Recognising the Emirate threat Bagratouni and Ardzrouni leaderships
retaliated whenever possible. As a function of its own expansionist
and hegemonic ambition the Bagratouni monarchy attempted to
subordinate and centralise not just Armenian but Arab estates too.
Ardzrouni Prince Gourgen also, when he `took into his hands the reigns
of his estate' `travelled through all the regions of Arab settlement
delivering them blows, slaughtering and razing them...(p307)'. Success
was rare and never consolidated. Non-Armenian settlements survived
Armenian independence and came to represent an irrevocable annulment
of a homogenous Armenian historical homeland. They were to block and
bury any chance of an exclusive Armenian national development in the
region.

The position is summed aptly in A Ter-Ghevontian's valuable study of
`Arab Emirates in Bagratouni Armenia' (1965, 313pp):

    `Arab Emirates opened up a crack that grew larger and larger
    letting in...in addition Kurdish and Seljuk forces whose emirates
    constituted important factors in rendering impossible the
    existence of an Armenian state in Greater Armenia...

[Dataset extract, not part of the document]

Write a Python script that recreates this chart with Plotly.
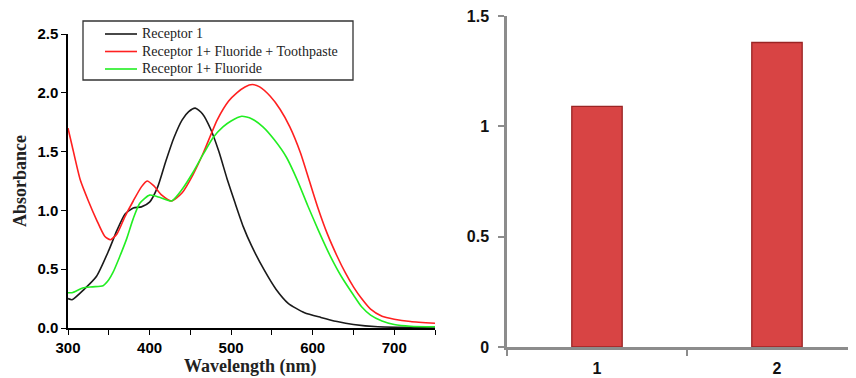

    ...(The) Arabs in the wake of their departure left behind a mass
    of Arab settlers upon which the Arab Emirates rested. From then
    on, two distinct developments are notable in Greater Armenia: on
    the one hand the formation of foreign (Arab, Kurdish, Seljuk etc.)
    principalities on Armenian lands and, on the other the steady
    emigration of the Armenian population. This was to have decisive
    consequences on the entire future course of the history of the
    Armenian people (p258-9).'

Together with Arab emirates, imperial forces were able to exploit
endemic and debilitating antagonism between and within surviving
Armenian estates - the Bagratounis, the Ardzrouni's and the Syunis of
northern Armenia (p313-333) being the principal ones - all ceaselessly
battling each other for primacy. Blinded by narrow ambition they were
ready instruments, easily malleable agents, for any interfering
neighbouring state. Aware of the fragility of a fragmented Armenian
body politic Tovma opened Book the Third that treats of the late 9th
century, with an urging for unity among `all noble houses and
principalities', across Armenia. In the past when Armenians had acted
`in harmony and with single will' they had `delivered more blows than
they suffered'. Today alas, `in substantial ways the unity of our land
was being undermined (p195-197)'. Tovma's text then offers a catalogue
of Armenian estate selfishness and greed that made them playthings of
Pugha, Yusuf and Avshin.

A practised warrior, Pugha alternately curried favour or delivered
blows to opposing Armenian factions. In the spring of 853 when many
defied him and `retreated to their fortresses', Smbat, chief of staff
of Bagratouni forces, together with his son Ashot judging they had no
alternative `went forth to Pugha' to `guide him in his military
operations (p271).' Thereafter we read of Ardzrouni and Bagratouni
shifts and turns with each at different times siding with Arab power
against each other. As reward for their collaboration segments of
these estates were spared exile or death meted out others. Among the
Bagratounis `Pugha permitted Ashot...and his brothers Mushegh and Smbat
to remain masters in their domains', while `Prince Gagik was allowed
to `remain fast in post' in the Ardzrouni lands of Vasbourakan (p299).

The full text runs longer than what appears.